Animal Sanctuary and National Animal Rights Day

This blog post deals more with opportunities to do activities related to my interests, rather than my work at NCSC.

Before coming up here, I decided I wanted to spend time doing activities and events in this area that I do not have access to back home.  Environmental and Animal Rights are both near and dear to my heart, especially since becoming vegan a year ago to improve my overall health.  I realized that not only did my health greatly improve, but I no longer contribute to the number one cause of carbon emissions - animal agriculture, which puts out more carbon emissions than the entire world's transportation systems combined.  I did not have much of a connection to the ethical side of veganism until recently.  I realized that while growing up and the way we are taught today, there is a great disconnect from the food on our plate and the process it had to take to get there. Before cutting out animal products, I did not want to hear about it or know about it. I was perfectly fine with being comfortably unaware.  However, after watching documentaries and seeing the truth of how animal products get to our plates, my only wish is that I would have changed sooner.  On Saturday, I took a step towards my goal of getting involved by participating in DC's first National Animal Rights Day event right in front of the White House.  I met two people from Chesapeake, VA, and we discovered we have mutual friends in the Hampton Roads area.

Jeremy the Cow

I spent Sunday volunteering at Poplar Spring Animal Sanctuary, and it was one of the best days in recent memory. I got to see happy animals in their natural environment, and it seemed like they knew they were in a safe place. Every animal there (including chickens, pigs, goats, cows, horses, and sheep) had been rescued from a slaughterhouse or some form of abuse. One cow, Lucy, had just gotten there the day before, and her baby calf is hours away in an ICU.  A local slaughterhouse saw Lucy was sick and had just given birth to a male calf.  Because she would have cost more money to save, and because males cannot produce milk, they were of little use and profit for the company - so they tied them to a tree and left them to die.  They both survived after 3 days, miraculously, and the calf still only has a 50/50 chance of survival. I've heard of countless stories such as these, which is another reason I am glad I do not contribute to the industry.  Lucy was definitely not a big fan of people, and I do not blame her; I would not like humans either if every one I encountered had been cruel towards me.
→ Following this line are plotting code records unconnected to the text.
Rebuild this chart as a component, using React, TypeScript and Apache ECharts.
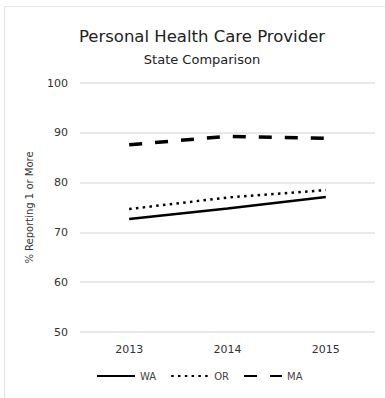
import React, { useEffect, useRef } from "react";
import * as echarts from "echarts";

const categories = ["2013", "2014", "2015"];
const waValues = [72.7, 74.8, 77.1];
const orValues = [74.7, 77.0, 78.5];
const maValues = [87.6, 89.3, 88.9];
const seriesNames = ["WA", "OR", "MA"];

const FONT = "'DejaVu Sans', 'Noto Sans', sans-serif";

export default function App() {
  const ref = useRef<HTMLDivElement>(null);
  useEffect(() => {
    document.body.style.margin = "0";
    const chart = echarts.init(ref.current!, null, { renderer: "svg" });
    chart.setOption({
      animation: false,
      backgroundColor: "#ffffff",
      textStyle: { fontFamily: FONT },
      title: [
        {
          text: "Personal Health Care Provider",
          left: 197,
          top: 23,
          textAlign: "center",
          textStyle: { fontSize: 16.5, fontWeight: "normal", color: "#222", fontFamily: FONT },
        },
        {
          text: "State Comparison",
          left: 197,
          top: 48,
          textAlign: "center",
          textStyle: { fontSize: 13, fontWeight: "normal", color: "#222", fontFamily: FONT },
        },
      ],
      graphic: [
        {
          type: "rect",
          shape: { x: 4.5, y: 6.5, width: 400, height: 400 },
          style: { fill: "none", stroke: "#e4e4e4", lineWidth: 1 },
          silent: true,
        },
      ],
      grid: { left: 80, right: 10, top: 83, bottom: 66 },
      legend: {
        data: seriesNames,
        bottom: 12,
        left: 91,
        itemWidth: 38,
        itemHeight: 12,
        itemGap: 14,
        itemStyle: { color: "transparent", borderWidth: 0, opacity: 0 },
        textStyle: { fontSize: 10, color: "#444", fontFamily: FONT },
      },
      xAxis: {
        type: "category",
        data: categories,
        boundaryGap: true,
        axisLine: { show: false },
        axisTick: { show: false },
        axisLabel: { fontSize: 11, color: "#333", margin: 12, fontFamily: FONT },
      },
      yAxis: {
        type: "value",
        min: 50,
        max: 100,
        interval: 10,
        name: "% Reporting 1 or More",
        nameLocation: "middle",
        nameGap: 46,
        nameTextStyle: { fontSize: 10, color: "#333", fontFamily: FONT },
        axisLine: { show: false },
        axisTick: { show: false },
        axisLabel: { fontSize: 11, color: "#333", margin: 12, fontFamily: FONT },
        splitLine: { lineStyle: { color: "#e2e2e2", width: 1.5 } },
      },
      series: [
        {
          name: "WA",
          type: "line",
          data: waValues,
          symbol: "none",
          lineStyle: { color: "#000", width: 2.5, type: "solid" },
          itemStyle: { color: "#000" },
        },
        {
          name: "OR",
          type: "line",
          data: orValues,
          symbol: "none",
          lineStyle: { color: "#000", width: 2.5, type: [2.5, 4.3], cap: "butt" },
          itemStyle: { color: "#000" },
        },
        {
          name: "MA",
          type: "line",
          data: maValues,
          symbol: "none",
          lineStyle: { color: "#000", width: 3.5, type: [13, 13], cap: "butt" },
          itemStyle: { color: "#000" },
        },
      ],
    });
    return () => chart.dispose();
  }, []);
  return <div ref={ref} style={{ width: 385, height: 398 }} />;
}
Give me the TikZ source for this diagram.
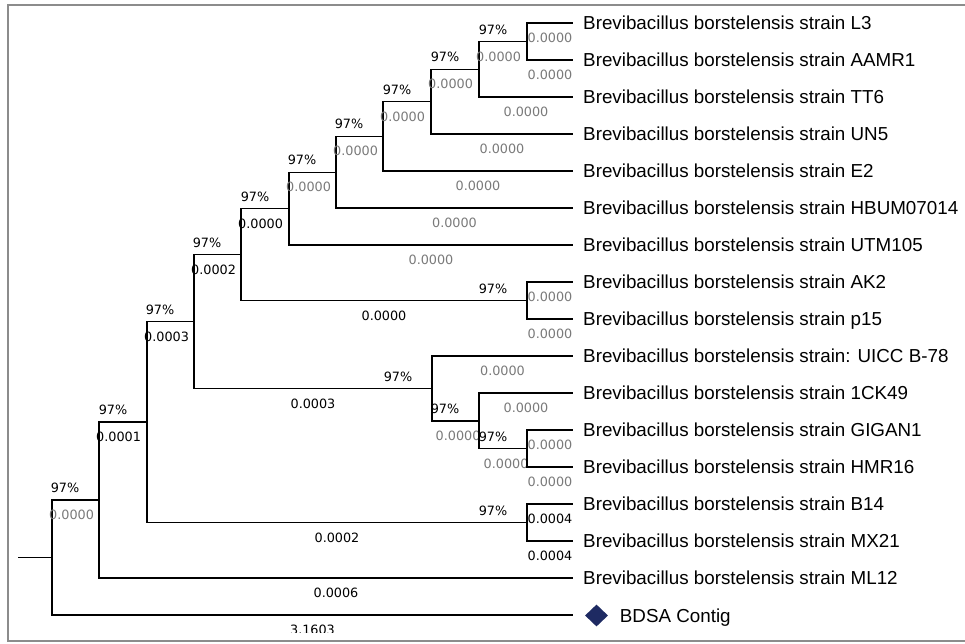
\documentclass[tikz,border=0pt]{standalone}
\usepackage{fontspec}
\setmainfont{Liberation Sans}
\newfontfamily\numfont{DejaVu Sans}
\usepackage{xcolor}
\usepackage{tikz}
\usetikzlibrary{shapes.geometric}
\usetikzlibrary{positioning}
\definecolor{cinza}{HTML}{7A7A7A}
\definecolor{azul}{HTML}{1E2A62}
\tikzset{
  ramo/.style={line width=1.4pt},
  moldura/.style={line width=1.6pt, draw=black!45},
  folha/.style={anchor=west, inner xsep=10pt, inner ysep=0pt, text height=13.4pt, text depth=0pt, font=\fontsize{18.8}{20}\selectfont},
  suporte/.style={anchor=base east, inner sep=0pt, xshift=-19pt, yshift=7.4pt, font=\numfont\fontsize{12.8}{14}\selectfont},
  valor/.style={anchor=base, inner sep=0pt, yshift=-19.6pt, text=#1, font=\numfont\fontsize{12.8}{14}\selectfont},
  valor/.default=black,
  valesq/.style={valor=#1, anchor=base west, xshift=-3.5pt},
  valesq/.default=black,
}

\begin{document}
\begin{tikzpicture}[x=1pt, y=-1pt,
    losango/.style={diamond, fill=azul, draw=none, minimum width=23pt, minimum height=22pt, inner sep=0pt},
  ]
  \useasboundingbox (0,0) rectangle (965,643);

  \coordinate (base) at (18,557.5);
  \coordinate (raiz) at (52,557.5);
  \coordinate (n1) at (99,500);
  \coordinate (n2) at (147,422);
  \coordinate (n3) at (194,321.4);
  \coordinate (n4) at (241,254.5);
  \coordinate (n5) at (289,208.6);
  \coordinate (n6) at (336,172.2);
  \coordinate (n7) at (383,136.3);
  \coordinate (n8) at (431,101.6);
  \coordinate (n9) at (479,69.3);
  \coordinate (n10) at (527,41.5);
  \coordinate (nak) at (527,300.5);
  \coordinate (nu) at (432,388.4);
  \coordinate (nck) at (479,420.8);
  \coordinate (ngh) at (527,448.5);
  \coordinate (nbm) at (527,522.5);
  \coordinate (ponta) at (573,615);

  \node[folha] (l3) at (573,23) {Brevibacillus borstelensis strain L3};
  \node[folha] (aamr1) at (573,60) {Brevibacillus borstelensis strain AAMR1};
  \node[folha] (tt6) at (573,97) {Brevibacillus borstelensis strain TT6};
  \node[folha] (un5) at (573,134) {Brevibacillus borstelensis strain UN5};
  \node[folha] (e2) at (573,171) {Brevibacillus borstelensis strain E2};
  \node[folha] (hbum) at (573,208) {Brevibacillus borstelensis strain HBUM07014};
  \node[folha] (utm) at (573,245) {Brevibacillus borstelensis strain UTM105};
  \node[folha] (ak2) at (573,282) {Brevibacillus borstelensis strain AK2};
  \node[folha] (p15) at (573,319) {Brevibacillus borstelensis strain p15};
  \node[folha] (uicc) at (573,356) {Brevibacillus borstelensis strain: UICC B-78};
  \node[folha] (ck49) at (573,393) {Brevibacillus borstelensis strain 1CK49};
  \node[folha] (gigan) at (573,430) {Brevibacillus borstelensis strain GIGAN1};
  \node[folha] (hmr) at (573,467) {Brevibacillus borstelensis strain HMR16};
  \node[folha] (b14) at (573,504) {Brevibacillus borstelensis strain B14};
  \node[folha] (mx21) at (573,541) {Brevibacillus borstelensis strain MX21};
  \node[folha] (ml12) at (573,578) {Brevibacillus borstelensis strain ML12};
  \node[losango] (dmd) at (596.5,615.5) {};
  \node[folha, inner xsep=0pt, right=11.5pt of dmd] (bdsa) {BDSA Contig};

  \draw[ramo] (base) -- (raiz);
  \draw[ramo] (raiz) |- (n1) node[pos=0.5, valesq=cinza] (v1) {0.0000} node[pos=1, suporte] (s1) {97\%};
  \draw[ramo] (n1) |- (n2) node[pos=0.5, valesq] (v2) {0.0001} node[pos=1, suporte] (s2) {97\%};
  \draw[ramo] (n1) |- (ml12.west) node[pos=0.75, valor] (vml12) {0.0006};
  \draw[ramo] (n2) |- (n3) node[pos=0.5, valesq] (v3) {0.0003} node[pos=1, suporte] (s3) {97\%};
  \draw[ramo] (n2) |- (nbm) node[pos=0.75, valor] (vbm) {0.0002} node[pos=1, suporte] (sbm) {97\%};
  \draw[ramo] (n3) |- (n4) node[pos=0.5, valesq] (v4) {0.0002} node[pos=1, suporte] (s4) {97\%};
  \draw[ramo] (n3) |- (nu) node[pos=0.75, valor] (vu) {0.0003} node[pos=1, suporte] (su) {97\%};
  \draw[ramo] (n4) |- (n5) node[pos=0.5, valesq] (v5) {0.0000} node[pos=1, suporte] (s5) {97\%};
  \draw[ramo] (n4) |- (nak) node[pos=0.75, valor] (vak) {0.0000} node[pos=1, suporte] (sak) {97\%};
  \draw[ramo] (n5) |- (n6) node[pos=0.5, valesq=cinza] (v6) {0.0000} node[pos=1, suporte] (s6) {97\%};
  \draw[ramo] (n5) |- (utm.west) node[pos=0.75, valor=cinza] (vutm) {0.0000};
  \draw[ramo] (n6) |- (n7) node[pos=0.5, valesq=cinza] (v7) {0.0000} node[pos=1, suporte] (s7) {97\%};
  \draw[ramo] (n6) |- (hbum.west) node[pos=0.75, valor=cinza] (vhbum) {0.0000};
  \draw[ramo] (n7) |- (n8) node[pos=0.5, valesq=cinza] (v8) {0.0000} node[pos=1, suporte] (s8) {97\%};
  \draw[ramo] (n7) |- (e2.west) node[pos=0.75, valor=cinza] (ve2) {0.0000};
  \draw[ramo] (n8) |- (n9) node[pos=0.5, valesq=cinza] (v9) {0.0000} node[pos=1, suporte] (s9) {97\%};
  \draw[ramo] (n8) |- (un5.west) node[pos=0.75, valor=cinza] (vun5) {0.0000};
  \draw[ramo] (n9) |- (n10) node[pos=0.5, valesq=cinza] (v10) {0.0000} node[pos=1, suporte] (s10) {97\%};
  \draw[ramo] (n9) |- (tt6.west) node[pos=0.75, valor=cinza] (vtt6) {0.0000};
  \draw[ramo] (n10) |- (l3.west) node[pos=0.75, valor=cinza] (vl3) {0.0000};
  \draw[ramo] (n10) |- (aamr1.west) node[pos=0.75, valor=cinza] (vaamr1) {0.0000};
  \draw[ramo] (nak) |- (ak2.west) node[pos=0.75, valor=cinza] (vak2) {0.0000};
  \draw[ramo] (nak) |- (p15.west) node[pos=0.75, valor=cinza] (vp15) {0.0000};
  \draw[ramo] (nu) |- (uicc.west) node[pos=0.75, valor=cinza] (vuicc) {0.0000};
  \draw[ramo] (nu) |- (nck) node[pos=0.5, valesq=cinza, xshift=6.5pt] (vck) {0.0000} node[pos=1, suporte] (sck) {97\%};
  \draw[ramo] (nck) |- (ck49.west) node[pos=0.75, valor=cinza] (vck49) {0.0000};
  \draw[ramo] (nck) |- (ngh) node[pos=0.5, valesq=cinza, xshift=7.5pt] (vgh) {0.0000} node[pos=1, suporte] (sgh) {97\%};
  \draw[ramo] (ngh) |- (gigan.west) node[pos=0.75, valor=cinza] (vgigan) {0.0000};
  \draw[ramo] (ngh) |- (hmr.west) node[pos=0.75, valor=cinza] (vhmr) {0.0000};
  \draw[ramo] (nbm) |- (b14.west) node[pos=0.75, valor] (vb14) {0.0004};
  \draw[ramo] (nbm) |- (mx21.west) node[pos=0.75, valor] (vmx21) {0.0004};
  \begin{scope}
    \clip (0,0) rectangle (965,632.5);
    \draw[ramo] (raiz) |- (ponta) node[pos=0.75, valor] (vbdsa) {3.1603};
  \end{scope}

  \draw[moldura] (965,5) -| (8,641) -- (965,641);
\end{tikzpicture}
\end{document}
We were told to keep our distance from her, but I'm hoping she is more calm and acclimated when I return to volunteer next time, knowing she is now safe.


I spent 3-4 hours cleaning all of the pens for the animals, feeding a few treats to the sheep, holding a chicken who kept falling asleep in my arms, and genuinely just being happy to be there. I do not have an animal sanctuary near me at home, so I am thrilled to have had this experience just an hour away from DC. I will definitely be back to volunteer more of my time and to spend time with the animals.